Deduplication Internals – Content Aware deduplication : Part-3
This type of deduplication is generally called a Byte level deduplication, because the deuplication for the information happens in the deepest level – that is BYTES.
Content aware technologies (also called byte level deduplication or delta-differencing deduplication ) work in a fundamentally different way. Key element of the content-aware approach is that it uses a higher level of abstraction when analyzing the data. Content-aware de-duplication looks at the data as objects. Unlike hash based dedupe, which try to find redundancies in block level, content-aware looks it as objects, comparing them to other objects. (e.g., Word document to Word document or Oracle database to Oracle database.)

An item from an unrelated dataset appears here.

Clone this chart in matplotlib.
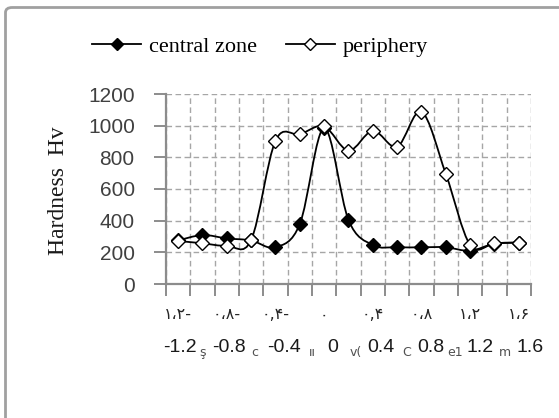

In this, the deduplication engine sees the actual objects (files, database objects, application objects etc.) and divides data into larger segments (usually 8mb to 100mb in size). Then, typically by using knowledge of the content of the data (known as being “content-aware”), this technique finds segments that are similar and stores only the changed bytes between the objects. That is a BYTE level comparison is performed.
If we look in to detail, In this type before the dedupe process, an unique metadata is typically inserted within the data types,like database, email, photo, documents etc. Then during the dedupe process, this metadata for the data block is extracted and examined to understand what kind of data present in the block. Based on the type of data , a certain block size is assigned to that particular data, and the block size is optimized based on the type of data being backed up.
Since the block size is already optimized for that particular data type, CPU cycles don’t need to be wasted to determine the block boundaries. Compare to other deduplication techniques (hash based), where the data is blindly chopped to find the boundaries, that is to find the block length and then identify duplicate segments.
The below example will give more insight to this;
I have saved a photo, then open it and edited one pixel and save the new version as a new file, there won’t be a single duplicate block at the disk level. On the other hand, almost the entire file is a duplicate information. Can you find a duplicate graphic that was used in a Powerpoint, a Word document, and a PDF? Powerpoint and Word both compress with a variant of zip. Even if the graphic is identical, block level dedupe won’t find the duplicate graphics because they are not stored identically on disk. You need something that can find duplicate data at the information level, the answer is – Content Aware or Application Aware dedupe solutions.
This approach provides a good balance between performance and resource utilization.
CommVault Simpana, Symantec Backup exec, Symantec netbackup, Dell DR4000, Sepaton’s DeltaStor, Exagrid are the solutions which use this technology.